Expansion of the common bond definition began in the 1960s. In 1967, the requirement that members be “extensively acquainted” was replaced with a requirement that members “know each other,” and in 1968, lifetime membership was adopted.[20] Through the 1980s, the definition of common bond was repeatedly expanded, including a change which allowed credit unions to accept members from multiple groups. In 1998, the Supreme Court ruled against the expansion of the common bond definition. However, Congress followed up by enacting the Credit Union Membership Act of 1998, which permitted the multiple common bond definition.[21]

The common bond of members, which greatly limited credit union’s ability to compete with other financial institutions, was an original case made for the tax exemption. Contrast that to today, where there are credit unions that “anyone can join.”[22] The New York Times states it plainly in a 2010 article: “So many people haven’t gotten the message yet, that it’s worth repeating again, once more, with feeling. Anyone can join a credit union. And until the industry regulator stops allowing many of the biggest credit unions to offer services to anyone who shows up or logs in, you’d be foolish not to check out a few the next time you need financial services.”[23]

Higher-Income Customers at Credit Unions

Credit unions were originally designed to serve wage earners of small or moderate means.

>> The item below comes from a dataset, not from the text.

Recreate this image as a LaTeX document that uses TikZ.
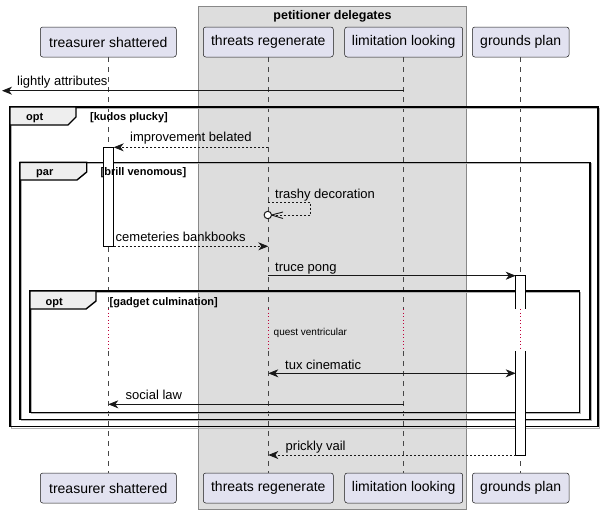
\documentclass[tikz,border=0pt]{standalone}
\usepackage{fontspec}
\setmainfont{Liberation Sans}
\usetikzlibrary{arrows.meta,calc}
\definecolor{partfill}{HTML}{E2E2F0}
\definecolor{partdraw}{HTML}{181818}
\definecolor{grpfill}{HTML}{DDDDDD}
\definecolor{grpdraw}{HTML}{888888}
\definecolor{tabfill}{HTML}{EEEEEE}
\definecolor{delayred}{HTML}{C0003A}
\tikzset{
  x=1pt,y=-1pt,
  part/.style={draw=partdraw,fill=partfill,rounded corners=2.5pt,line width=0.5pt,minimum height=30pt,inner sep=0pt,font=\fontsize{14}{16}\selectfont,anchor=center},
  lifeline/.style={draw=partdraw!80,dash pattern=on 5pt off 5pt,line width=0.5pt},
  msg/.style={line width=0.8pt,draw=partdraw},
  dmsg/.style={line width=0.8pt,draw=partdraw,dash pattern=on 2pt off 2pt},
  tipf/.style={-{Stealth[length=10pt,width=8pt,inset=3pt]}},
  tipb/.style={{Stealth[length=10pt,width=8pt,inset=3pt]}-{Stealth[length=10pt,width=8pt,inset=3pt]}},
  mlabel/.style={font=\fontsize{13}{15}\selectfont,anchor=base west,inner sep=0pt},
  glabel/.style={font=\bfseries\fontsize{11}{13}\selectfont,anchor=base west,inner sep=0pt},
  framestyle/.style={draw=black,line width=1.4pt},
  shadowstyle/.style={draw=gray!60,line width=1pt},
  actbox/.style={draw=black,fill=white,line width=0.8pt},
  delaydot/.style={draw=delayred,dash pattern=on 1pt off 2.5pt,line width=1pt}
}
\begin{document}
\begin{tikzpicture}
\useasboundingbox (0,0) rectangle (604,514);
% group box
\path[fill=grpfill,draw=grpdraw,line width=0.6pt] (198.7,6) rectangle (466.3,509);
\node[font=\bfseries\fontsize{12.5}{14}\selectfont,anchor=base] (grp) at (332.5,19) {petitioner delegates};

% participants top
\node[part,minimum width=136pt] (t1) at (108.3,42) {treasurer shattered};
\node[part,minimum width=130pt] (r1) at (268.3,42) {threats regenerate};
\node[part,minimum width=118pt] (l1) at (403.7,42) {limitation looking};
\node[part,minimum width=96.7pt] (g1) at (520.7,42) {grounds plan};
% participants bottom
\node[part,minimum width=136pt] (t2) at (108.3,488) {treasurer shattered};
\node[part,minimum width=130pt] (r2) at (268.3,488) {threats regenerate};
\node[part,minimum width=118pt] (l2) at (403.7,488) {limitation looking};
\node[part,minimum width=96.7pt] (g2) at (520.7,488) {grounds plan};

% lifelines with delay
\foreach \a/\b/\x in {t1/t2/108.3,r1/r2/268.3,l1/l2/403.7,g1/g2/520.7}{
  \coordinate (\a d1) at (\x,309);
  \coordinate (\a d2) at (\x,351);
  \draw[lifeline] (\a.south) -- (\a d1);
  \draw[lifeline] (\a d2) -- (\b.north);
  \draw[delaydot] (\a d1) -- (\a d2);
}

% lightly attributes
\coordinate (leftend) at (2,90.7);
\draw[msg,tipf] (l1|-leftend) -- (leftend);
\node[mlabel] (m1) at (17,85) {lightly attributes};

% frame shadows
\foreach \l/\t/\r/\bb in {10/107/598/426.7, 20/162.3/590/419.3, 30/291/579.3/412.3}{
  \draw[shadowstyle] (\l+1.4,\t+1.4) rectangle (\r+1.4,\bb+1.4);
}
% kudos frame
\draw[framestyle] (10,107) rectangle (598,426.7);
\path[fill=tabfill,draw=black,line width=1.4pt] (10,107) -- (76,107) -- (76,117) -- (68,125) -- (10,125) -- cycle;
\node[glabel] (f1a) at (26,120.5) {opt};
\node[glabel] (f1b) at (90,120) {[kudos plucky]};

% improvement belated
\draw[dmsg,tipf] (r1d1|-0,147.3) -- (113.7,147.3);
\node[mlabel] (m2) at (130,141.5) {improvement belated};

% par frame
\draw[framestyle] (20,162.3) rectangle (590,419.3);
\path[fill=tabfill,draw=black,line width=1.4pt] (20,162.3) -- (86.7,162.3) -- (86.7,172) -- (77,180) -- (20,180) -- cycle;
% activation treasurer
\path[actbox] (103,147.3) rectangle (113.7,246.3);
\node[glabel] (f2a) at (36,175.5) {par};
\node[glabel] (f2b) at (100.5,175) {[brill venomous]};

% trashy decoration self message
\coordinate (s1) at (268.3,202);
\coordinate (s2) at (310.7,202);
\coordinate (s3) at (310.7,215);
\coordinate (s4) at (271.5,215);
\draw[line width=0.7pt,draw=partdraw,dash pattern=on 2pt off 2pt] (s1) -- (s2) -- (s3) -- (s4);
\draw[line width=0.9pt,draw=partdraw] (283,212) -- (s4) -- (283,218.5);
\draw[line width=1pt,draw=partdraw,fill=white] (267.8,215) circle (3.7pt);
\node[mlabel] (m3) at (275,198) {trashy decoration};

% cemeteries bankbooks
\draw[dmsg,tipf] (113.7,246.3) -- (r1d1|-0,246.3);
\node[mlabel] (m4) at (115.5,241) {cemeteries bankbooks};

% truce pong
\draw[msg,tipf] (r1d1|-0,275.7) -- (515.7,275.7);
\node[mlabel] (m5) at (275,271.5) {truce pong};

% gadget frame
\draw[framestyle] (30,291) rectangle (579.3,412.3);
\path[fill=tabfill,draw=black,line width=1.4pt] (30,291) -- (96,291) -- (96,301) -- (86,309) -- (30,309) -- cycle;
\node[glabel] (f3a) at (45.5,305) {opt};
\node[glabel] (f3b) at (109.5,305) {[gadget culmination]};

% grounds activation
\path[fill=white] (515.7,275.7) rectangle (525.7,455);
\draw[line width=0.8pt] (515.7,309) -- (515.7,275.7) -- (525.7,275.7) -- (525.7,309);
\draw[line width=0.8pt] (515.7,351) -- (515.7,455) -- (525.7,455) -- (525.7,351);
\draw[delaydot] (g1d1) -- (g1d2);

\node[font=\fontsize{10}{12}\selectfont,anchor=base west,inner sep=0pt] (q) at (273.5,335) {quest ventricular};

% tux cinematic
\draw[msg,tipb] (r1d2|-0,373.3) -- (515.7,373.3);
\node[mlabel] (m6) at (285,369) {tux cinematic};

% social law
\draw[msg,tipf] (l1d2|-0,404.3) -- (t1d2|-0,404.3);
\node[mlabel] (m7) at (125.5,399.5) {social law};

% prickly vail
\draw[dmsg,tipf] (515.7,455) -- (r1d2|-0,455);
\node[mlabel] (m8) at (285.5,450.5) {prickly vail};
\end{tikzpicture}
\end{document}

As described by The New York Times, credit unions received a tax exemption from the beginning “when they formed to serve customers that banks wouldn’t touch….”[24] However, evidence indicates that credit unions are not serving this purpose.

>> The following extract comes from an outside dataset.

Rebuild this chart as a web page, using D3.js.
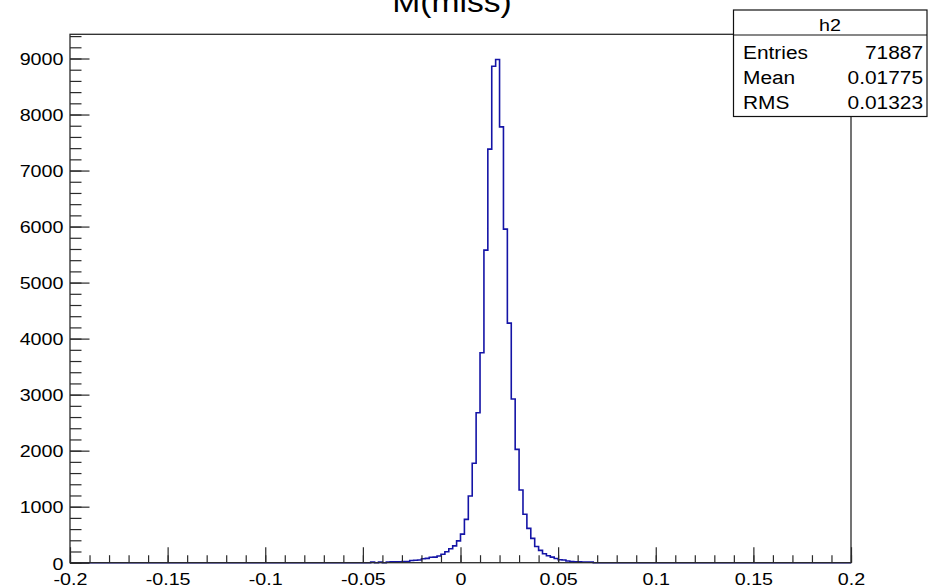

A 1989 study found that people in low-income households were less likely to belong to credit unions than people in middle- and upper-income households.[25] More recently, a study by the Government Accountability Office (GAO) using Federal Reserve survey data from 2001 and 2004 found that “credit union customers had a higher median income than bank customers” and that “credit unions served a lower proportion of households of modest means (low- and moderate-income households, collectively) than banks.”[26]

Expansion of Services Offered by Credit Unions

Many services now offered by credit unions resemble those offered by banks. In a letter to the NCUA, former Senate Finance Chairman Orrin Hatch (R-UT) noted,

Recent actions by the NCUA have…opened the door to the use of alternative capital, and lifted limits on other activity, such as business lending, which has traditionally been less associated with the mission of tax-exempt credit unions. While these may be worthwhile pursuits, they should give us pause and cause a reflection on the core mission of credit unions and their tax-exempt purpose.[27]

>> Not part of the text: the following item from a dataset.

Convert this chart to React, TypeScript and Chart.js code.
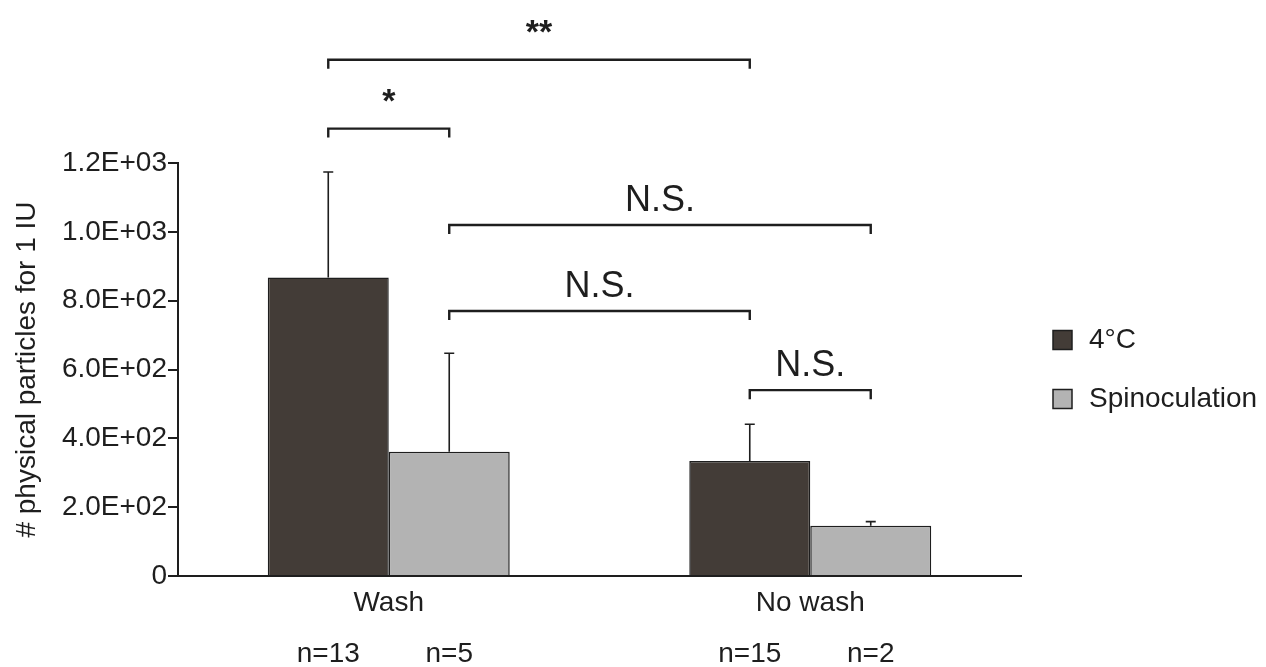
import React, { useEffect, useRef } from "react";
import { Chart, registerables } from "chart.js";

Chart.register(...registerables);

const categories = ["Wash", "No wash"];
const seriesNames = ["4°C", "Spinoculation"];
const meanCold = [867, 334];
const sdCold = [307, 107];
const meanSpin = [361, 146];
const sdSpin = [286, 12];
const nCold = ["n=13", "n=15"];
const nSpin = ["n=5", "n=2"];
const yTickLabels = ["0", "2.0E+02", "4.0E+02", "6.0E+02", "8.0E+02", "1.0E+03", "1.2E+03"];
// significance brackets: [datasetIndex, categoryIndex] endpoints, level in data units
const bracketFrom = [[0, 0], [0, 0], [1, 0], [1, 0], [0, 1]];
const bracketTo = [[0, 1], [1, 0], [1, 1], [0, 1], [1, 1]];
const bracketLevel = [1500, 1300, 1020, 770, 540];
const bracketText = ["**", "*", "N.S.", "N.S.", "N.S."];

const FONT = '"Liberation Sans", Arial, sans-serif';
const INK = "#1e1e1e";
const COLORS = ["#433c37", "#b3b3b3"];

const overlayPlugin = {
  id: "overlay",
  afterDatasetsDraw(chart: any) {
    const ctx = chart.ctx;
    const y = chart.scales.y;
    const sds = [sdCold, sdSpin];
    const means = [meanCold, meanSpin];
    const ns = [nCold, nSpin];
    ctx.save();
    // error bars
    ctx.strokeStyle = INK;
    ctx.lineWidth = 1.6;
    for (let d = 0; d < 2; d++) {
      const meta = chart.getDatasetMeta(d);
      meta.data.forEach((el: any, i: number) => {
        const top = y.getPixelForValue(means[d][i] + sds[d][i]);
        ctx.beginPath();
        ctx.moveTo(el.x, el.y);
        ctx.lineTo(el.x, top);
        ctx.moveTo(el.x - 5, top);
        ctx.lineTo(el.x + 5, top);
        ctx.stroke();
      });
    }
    // n labels
    ctx.fillStyle = INK;
    ctx.font = `28px ${FONT}`;
    ctx.textAlign = "center";
    ctx.textBaseline = "alphabetic";
    for (let d = 0; d < 2; d++) {
      const meta = chart.getDatasetMeta(d);
      meta.data.forEach((el: any, i: number) => {
        ctx.fillText(ns[d][i], el.x, 662);
      });
    }
    // brackets
    ctx.lineWidth = 2.4;
    for (let b = 0; b < bracketLevel.length; b++) {
      const a = chart.getDatasetMeta(bracketFrom[b][0]).data[bracketFrom[b][1]];
      const c = chart.getDatasetMeta(bracketTo[b][0]).data[bracketTo[b][1]];
      const py = y.getPixelForValue(bracketLevel[b]);
      ctx.beginPath();
      ctx.moveTo(a.x, py + 9);
      ctx.lineTo(a.x, py);
      ctx.lineTo(c.x, py);
      ctx.lineTo(c.x, py + 9);
      ctx.stroke();
      const star = bracketText[b].startsWith("*");
      ctx.font = star ? `bold 34px ${FONT}` : `36px ${FONT}`;
      ctx.fillText(bracketText[b], (a.x + c.x) / 2, star ? py - 17 : py - 14);
    }
    // legend
    ctx.textAlign = "left";
    ctx.textBaseline = "middle";
    ctx.font = `28px ${FONT}`;
    chart.data.datasets.forEach((ds: any, i: number) => {
      const cy = 340 + i * 59;
      ctx.fillStyle = ds.backgroundColor;
      ctx.fillRect(1053, cy - 9.5, 19, 19);
      ctx.lineWidth = 1.5;
      ctx.strokeStyle = INK;
      ctx.strokeRect(1053, cy - 9.5, 19, 19);
      ctx.fillStyle = INK;
      ctx.fillText(ds.label, 1089, cy);
    });
    ctx.restore();
  },
};

export default function App() {
  const ref = useRef<HTMLCanvasElement>(null);
  useEffect(() => {
    if (!ref.current) return;
    const chart = new Chart(ref.current, {
      type: "bar",
      data: {
        labels: categories,
        datasets: [
          {
            label: seriesNames[0],
            data: meanCold,
            backgroundColor: COLORS[0],
            borderColor: INK,
            borderWidth: 1.5,
            barPercentage: 1,
            categoryPercentage: 0.574,
          },
          {
            label: seriesNames[1],
            data: meanSpin,
            backgroundColor: COLORS[1],
            borderColor: INK,
            borderWidth: 1.5,
            barPercentage: 1,
            categoryPercentage: 0.574,
          },
        ],
      },
      options: {
        animation: false,
        responsive: true,
        maintainAspectRatio: false,
        layout: { padding: { top: 163, right: 245, left: 0, bottom: 0 } },
        plugins: { legend: { display: false }, tooltip: { enabled: false } },
        scales: {
          x: {
            grid: { display: false, drawTicks: false },
            border: { display: true, color: INK, width: 2 },
            ticks: { color: INK, font: { family: FONT, size: 28 }, padding: 10 },
            afterFit: (s: any) => {
              s.height = 91;
            },
          },
          y: {
            min: 0,
            max: 1200,
            ticks: {
              stepSize: 200,
              color: INK,
              padding: 1,
              font: { family: FONT, size: 28 },
              callback: (_v: any, i: number) => yTickLabels[i],
            },
            grid: { display: true, drawOnChartArea: false, drawTicks: true, tickLength: 10, color: INK, lineWidth: 2 },
            border: { display: true, color: INK, width: 2 },
            title: {
              display: true,
              text: "# physical particles for 1 IU",
              color: INK,
              font: { family: FONT, size: 28 },
              padding: { top: 10, bottom: 0 },
            },
            afterFit: (s: any) => {
              s.width = 178;
            },
          },
        },
      },
      plugins: [overlayPlugin],
    });
    return () => chart.destroy();
  }, []);
  return (
    <div style={{ position: "fixed", left: 0, top: 0, width: 1266, height: 667, background: "#fff" }}>
      <canvas ref={ref} />
    </div>
  );
}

The letter went on to point out several services and activities that are beyond the scope of the credit union mission, including insurance products, real estate brokering and wealth management, purchasing previously for-profit banks, and buying naming rights to sports stadiums.

The credit union industry has repeatedly tried to lift limits on what activities it can undertake, such as the caps on its business lending. Currently, lending to member businesses in excess of $50,000 is limited and business loans may not exceed 1.75 percent of a credit union’s net worth or 12.25 percent of a credit union’s total assets (whichever is lesser).[28] But, credit unions sought and won approval to do business lending through the Small Business Administration; these loans, along with loans that are under $50,000, are not subject to the caps.[29] Credit unions have also pushed to increase the limitations on loans and to exclude certain other business loans from the cap.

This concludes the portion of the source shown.